# Given request
Each line of the material must be returned exactly.

— BEGIN Given information —

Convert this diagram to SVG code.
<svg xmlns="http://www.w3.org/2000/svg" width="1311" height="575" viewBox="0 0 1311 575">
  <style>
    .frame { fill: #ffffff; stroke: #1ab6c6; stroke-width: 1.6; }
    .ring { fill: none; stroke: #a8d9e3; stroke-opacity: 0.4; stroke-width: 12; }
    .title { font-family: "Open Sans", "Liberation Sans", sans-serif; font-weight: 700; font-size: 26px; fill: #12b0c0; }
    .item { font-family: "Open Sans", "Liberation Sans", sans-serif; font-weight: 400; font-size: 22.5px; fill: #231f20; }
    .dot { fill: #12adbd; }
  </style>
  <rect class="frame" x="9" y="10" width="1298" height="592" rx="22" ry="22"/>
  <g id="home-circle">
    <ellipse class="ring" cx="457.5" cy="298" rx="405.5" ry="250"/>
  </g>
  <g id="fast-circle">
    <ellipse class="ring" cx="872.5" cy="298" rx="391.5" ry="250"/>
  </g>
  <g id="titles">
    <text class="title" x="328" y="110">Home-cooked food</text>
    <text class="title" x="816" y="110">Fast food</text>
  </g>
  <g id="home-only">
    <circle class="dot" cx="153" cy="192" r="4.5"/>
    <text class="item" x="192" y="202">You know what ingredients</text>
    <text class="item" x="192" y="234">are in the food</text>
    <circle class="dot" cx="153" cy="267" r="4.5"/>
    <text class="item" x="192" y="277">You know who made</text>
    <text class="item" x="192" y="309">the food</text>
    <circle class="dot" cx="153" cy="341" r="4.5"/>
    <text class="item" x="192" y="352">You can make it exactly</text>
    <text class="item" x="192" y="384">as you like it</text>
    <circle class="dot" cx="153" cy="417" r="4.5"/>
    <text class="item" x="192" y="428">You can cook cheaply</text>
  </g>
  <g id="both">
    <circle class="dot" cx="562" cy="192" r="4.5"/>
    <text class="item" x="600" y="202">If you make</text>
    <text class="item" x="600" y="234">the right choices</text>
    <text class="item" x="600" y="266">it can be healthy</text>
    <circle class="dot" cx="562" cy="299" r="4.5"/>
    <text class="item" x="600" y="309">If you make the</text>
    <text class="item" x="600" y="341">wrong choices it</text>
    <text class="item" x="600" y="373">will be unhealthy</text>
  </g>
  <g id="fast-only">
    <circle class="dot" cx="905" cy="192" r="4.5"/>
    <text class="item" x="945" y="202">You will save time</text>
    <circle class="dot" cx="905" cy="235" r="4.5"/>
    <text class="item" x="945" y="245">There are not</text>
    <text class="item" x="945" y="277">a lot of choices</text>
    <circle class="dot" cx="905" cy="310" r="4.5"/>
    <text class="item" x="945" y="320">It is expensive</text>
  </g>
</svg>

— END Given information —

# Solved problem
Convert this diagram to SVG code.
<svg xmlns="http://www.w3.org/2000/svg" width="1311" height="575" viewBox="0 0 1311 575">
  <style>
    .frame { fill: #ffffff; stroke: #1ab6c6; stroke-width: 1.6; }
    .ring { fill: none; stroke: #a8d9e3; stroke-opacity: 0.4; stroke-width: 12; }
    .title { font-family: "Open Sans", "Liberation Sans", sans-serif; font-weight: 700; font-size: 26px; fill: #12b0c0; }
    .item { font-family: "Open Sans", "Liberation Sans", sans-serif; font-weight: 400; font-size: 22.5px; fill: #231f20; }
    .dot { fill: #12adbd; }
  </style>
  <rect class="frame" x="9" y="10" width="1298" height="592" rx="22" ry="22"/>
  <g id="home-circle">
    <ellipse class="ring" cx="457.5" cy="298" rx="405.5" ry="250"/>
  </g>
  <g id="fast-circle">
    <ellipse class="ring" cx="872.5" cy="298" rx="391.5" ry="250"/>
  </g>
  <g id="titles">
    <text class="title" x="328" y="110">Home-cooked food</text>
    <text class="title" x="816" y="110">Fast food</text>
  </g>
  <g id="home-only">
    <circle class="dot" cx="153" cy="192" r="4.5"/>
    <text class="item" x="192" y="202">You know what ingredients</text>
    <text class="item" x="192" y="234">are in the food</text>
    <circle class="dot" cx="153" cy="267" r="4.5"/>
    <text class="item" x="192" y="277">You know who made</text>
    <text class="item" x="192" y="309">the food</text>
    <circle class="dot" cx="153" cy="341" r="4.5"/>
    <text class="item" x="192" y="352">You can make it exactly</text>
    <text class="item" x="192" y="384">as you like it</text>
    <circle class="dot" cx="153" cy="417" r="4.5"/>
    <text class="item" x="192" y="428">You can cook cheaply</text>
  </g>
  <g id="both">
    <circle class="dot" cx="562" cy="192" r="4.5"/>
    <text class="item" x="600" y="202">If you make</text>
    <text class="item" x="600" y="234">the right choices</text>
    <text class="item" x="600" y="266">it can be healthy</text>
    <circle class="dot" cx="562" cy="299" r="4.5"/>
    <text class="item" x="600" y="309">If you make the</text>
    <text class="item" x="600" y="341">wrong choices it</text>
    <text class="item" x="600" y="373">will be unhealthy</text>
  </g>
  <g id="fast-only">
    <circle class="dot" cx="905" cy="192" r="4.5"/>
    <text class="item" x="945" y="202">You will save time</text>
    <circle class="dot" cx="905" cy="235" r="4.5"/>
    <text class="item" x="945" y="245">There are not</text>
    <text class="item" x="945" y="277">a lot of choices</text>
    <circle class="dot" cx="905" cy="310" r="4.5"/>
    <text class="item" x="945" y="320">It is expensive</text>
  </g>
</svg>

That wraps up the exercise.